Annotation Framework

Annotation Pipeline

1. Annotation Guidelines and Procedure

This framework outlines a structured approach for annotating news articles, incorporating both text and images. The process begins with human annotators labeling a carefully selected subset of the data. Once this subset is annotated, Large Language Models (LLMs) take over to expand these labels across the entire dataset. By aligning annotations with corresponding text and images, the result is a Silver Standard Dataset.

2. Quality Control

To ensure the reliability and consistency of annotations, multiple quality control mechanisms are in place. Cohen's Kappa is employed to measure inter-annotator agreement, highlighting areas that may require further clarification. In addition to automated checks, human reviewers manually evaluate a portion of the annotations.

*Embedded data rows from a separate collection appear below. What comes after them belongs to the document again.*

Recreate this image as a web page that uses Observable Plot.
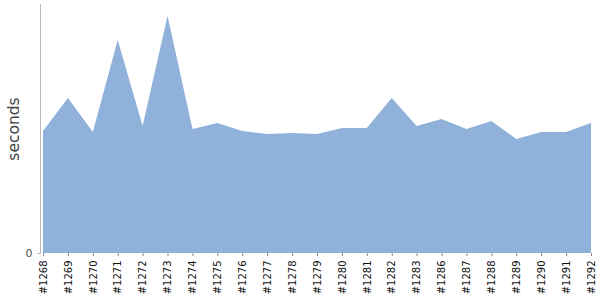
<!DOCTYPE html>
<html>
<head>
<meta charset="utf-8">
<script src="https://cdn.jsdelivr.net/npm/d3@7"></script>
<script src="https://cdn.jsdelivr.net/npm/@observablehq/plot@0.6"></script>
<style>
body { margin: 0; background: #fff; }
</style>
</head>
<body>
<div id="chart"></div>
<script>
const builds = ["#1268","#1269","#1270","#1271","#1272","#1273","#1274","#1275","#1276","#1277","#1278","#1279","#1280","#1281","#1282","#1283","#1286","#1287","#1288","#1289","#1290","#1291","#1292"];
const seconds = [1.22,1.55,1.21,2.13,1.27,2.37,1.24,1.30,1.22,1.19,1.20,1.19,1.25,1.25,1.55,1.27,1.34,1.24,1.32,1.14,1.21,1.21,1.30];
const yTicks = [0];

const data = builds.map((b, i) => ({build: b, value: seconds[i]}));

const chart = Plot.plot({
  width: 600,
  height: 300,
  marginLeft: 40,
  marginRight: 9,
  marginTop: 4,
  marginBottom: 47,
  style: {fontFamily: "DejaVu Sans, sans-serif", background: "#fff"},
  x: {type: "point", domain: builds, padding: 0, round: false, insetLeft: 3},
  y: {domain: [0, 2.49]},
  marks: [
    Plot.areaY(data, {x: "build", y: "value", fill: "#8fb1da", curve: "linear"}),
    Plot.frame({anchor: "left", stroke: "#bbb", strokeWidth: 1}),
    Plot.axisY({ticks: yTicks, tickSize: 3, stroke: "#bbb", fill: "#555", fontSize: 11, tickPadding: 5, label: null, tickFormat: d => String(d)}),
    Plot.axisX({tickSize: 3, stroke: "#888", tickRotate: -90, fontSize: 10, fill: "#111", tickPadding: 4, label: null}),
    Plot.text(["seconds"], {frameAnchor: "left", dx: -26, rotate: -90, fontSize: 15.5, fill: "#444", textAnchor: "middle"})
  ]
});
document.getElementById("chart").appendChild(chart);
</script>
</body>
</html>
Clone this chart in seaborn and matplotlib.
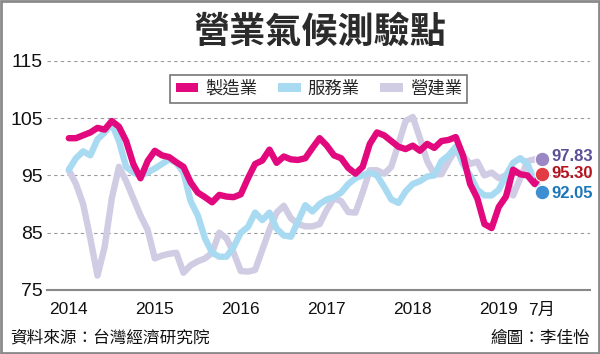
import numpy as np
import pandas as pd
import matplotlib
matplotlib.use("Agg")
import matplotlib.pyplot as plt
from matplotlib.patches import Patch, Rectangle
import seaborn as sns

## Data: monthly index values, 2014/01 .. 2019/07
months = list(range(67))

manufacturing = [101.5, 101.5, 102.0, 102.5, 103.3, 103.0, 104.5, 103.5, 101.0, 97.0, 94.5, 97.5,
                 99.3, 98.5, 98.2, 97.3, 96.5, 93.8, 92.0, 91.2, 90.3, 91.6, 91.3, 91.2,
                 91.7, 94.5, 97.0, 97.6, 99.5, 97.2, 98.3, 97.8, 97.7, 98.0, 99.8, 101.5,
                 100.2, 98.5, 98.0, 96.3, 95.3, 96.5, 100.5, 102.5, 102.0, 101.0, 100.0, 99.6,
                 100.2, 99.3, 100.5, 99.8, 101.0, 101.2, 101.7, 98.5, 93.5, 91.0, 86.5, 85.8,
                 89.5, 91.3, 96.0, 95.2, 95.0, 93.5, 95.30]

services = [96.0, 98.0, 99.2, 98.5, 101.3, 102.5, 104.0, 101.0, 96.5, 95.5, 95.0, 95.5,
            96.2, 97.0, 97.8, 97.2, 95.5, 90.5, 88.0, 84.0, 81.5, 80.8, 80.8, 82.5,
            85.0, 86.0, 88.5, 87.2, 88.5, 85.7, 84.5, 84.3, 87.0, 89.8, 88.7, 90.0,
            90.8, 91.2, 92.0, 93.5, 94.5, 95.0, 95.5, 95.0, 93.0, 90.8, 90.2, 92.2,
            93.5, 94.0, 94.8, 95.0, 97.5, 98.5, 100.0, 97.0, 95.0, 92.5, 91.5, 91.5,
            92.5, 95.0, 97.2, 98.0, 97.0, 94.0, 92.05]

construction = [95.9, 93.5, 90.0, 84.0, 77.5, 82.5, 91.0, 96.5, 94.0, 91.0, 88.0, 85.5,
                80.5, 81.0, 81.3, 81.5, 78.0, 79.3, 80.0, 80.5, 81.5, 85.0, 84.0, 81.5,
                78.3, 78.2, 78.5, 82.0, 85.5, 88.5, 89.7, 87.5, 86.5, 86.1, 86.1, 86.5,
                89.0, 91.0, 90.5, 88.6, 88.5, 92.0, 95.9, 95.9, 95.3, 96.5, 100.5, 104.5,
                105.2, 101.5, 97.5, 95.2, 95.2, 97.5, 99.5, 98.5, 97.0, 97.4, 95.0, 95.5,
                94.5, 95.0, 91.5, 94.5, 97.5, 97.8, 97.83]

series_names = ["製造業", "服務業", "營建業"]
line_colors = {"製造業": "#E2087D", "服務業": "#A8DBF2", "營建業": "#D0CCE3"}
end_values = [97.83, 95.30, 92.05]
end_dot_colors = ["#9A88C4", "#E23B44", "#3E8FD2"]
end_text_colors = ["#5B4F97", "#B5121D", "#1B76B8"]

tick_pos = [0, 12, 24, 36, 48, 60, 66]
tick_labels = ["2014", "2015", "2016", "2017", "2018", "2019", "7月"]
y_ticks = [75, 85, 95, 105, 115]

df = pd.DataFrame({
    "month": months * 3,
    "value": manufacturing + services + construction,
    "series": ["製造業"] * 67 + ["服務業"] * 67 + ["營建業"] * 67,
})

sns.set_style("white")
plt.rcParams["font.family"] = ["Liberation Sans", "Noto Sans CJK TC", "DejaVu Sans"]
cjk = ["Noto Sans CJK TC", "DejaVu Sans"]

fig = plt.figure(figsize=(6, 3.54), dpi=100)
ax = fig.add_axes([0.078, 0.181, 0.905, 0.647])

# draw order: construction at the back, manufacturing on top
sns.lineplot(data=df, x="month", y="value", hue="series",
             hue_order=["營建業", "服務業", "製造業"], palette=line_colors,
             linewidth=4.6, legend=False, ax=ax)
for line in ax.lines:
    line.set_solid_capstyle("round")
    line.set_solid_joinstyle("round")

ax.set_xlim(-3.07, 72.7)
ax.set_ylim(75, 115)
ax.set_xlabel("")
ax.set_ylabel("")
ax.set_yticks(y_ticks)
ax.set_yticklabels([str(v) for v in y_ticks], fontsize=14, color="#111111")
ax.set_xticks(tick_pos)
ax.set_xticklabels(tick_labels, fontsize=12.5, color="#111111")
for lbl in ax.get_xticklabels():
    lbl.set_family(["Liberation Sans", "Noto Sans CJK TC"])
ax.tick_params(axis="y", length=0, pad=3)
ax.tick_params(axis="x", length=6, width=1.2, color="#888888", pad=3, direction="out")
ax.yaxis.grid(True, linestyle=(0, (3, 3)), color="#9a9a9a", linewidth=0.8)
ax.xaxis.grid(False)
for side in ["top", "right", "left"]:
    ax.spines[side].set_visible(False)
ax.spines["bottom"].set_color("#888888")
ax.spines["bottom"].set_linewidth(1.5)
ax.set_axisbelow(True)

# end-of-series markers and values (labels spread a little so they do not collide)
label_y = [98.35, 95.30, 91.85]
for val, ly, dc, tc in zip(end_values, label_y, end_dot_colors, end_text_colors):
    ax.scatter([66], [val], s=110, color=dc, edgecolor="white", linewidth=0.8,
               zorder=5, clip_on=False)
    ax.text(67.3, ly, f"{val:.2f}", color=tc, fontsize=12, fontweight="bold",
            va="center", ha="left", clip_on=False, zorder=6)

# legend
handles = [Patch(facecolor=line_colors[n], edgecolor="none") for n in series_names]
leg = ax.legend(handles, series_names, loc="center", bbox_to_anchor=(0.501, 0.878),
                ncol=3, frameon=True, fancybox=False, handlelength=1.3, handleheight=0.45,
                handletextpad=0.4, columnspacing=1.2, borderpad=0.3,
                prop={"family": cjk, "size": 12.5})
leg.get_frame().set_edgecolor("#555555")
leg.get_frame().set_linewidth(1.2)

# title and footer texts
fig.text(0.533, 1 - 32 / 354, "營業氣候測驗點", ha="center", va="center",
         fontsize=26, fontweight="bold", family=cjk, color="#2b2b2b")
fig.text(0.017, 1 - 338 / 354, "資料來源：台灣經濟研究院", ha="left", va="center",
         fontsize=12, family=cjk, color="#111111")
fig.text(0.983, 1 - 338 / 354, "繪圖：李佳怡", ha="right", va="center",
         fontsize=12, family=cjk, color="#111111")

fig.patches.append(Rectangle((0.002, 0.003), 0.996, 0.994, transform=fig.transFigure,
                             fill=False, edgecolor="#8a8a8a", linewidth=2))

fig.savefig("out.png", dpi=100)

This dual approach maintains the quality and accuracy of the labeled data.

3. Evaluation Pipeline

The evaluation process is designed to convert the Silver Standard Dataset into a Gold Standard Dataset. Initially, an LLM-based jury provides judgments on the quality of the annotations. These judgments are then reviewed by human experts, who validate, refine, or discard annotations as necessary. This collaborative effort between machines and human reviewers ensures a high-quality final dataset.

4. System Training and Testing

Once the Gold Standard Dataset is established, it serves as the foundation for training and testing models in multi-modal bias detection. This process ensures the model’s performance remains robust across various data types, including both text and images.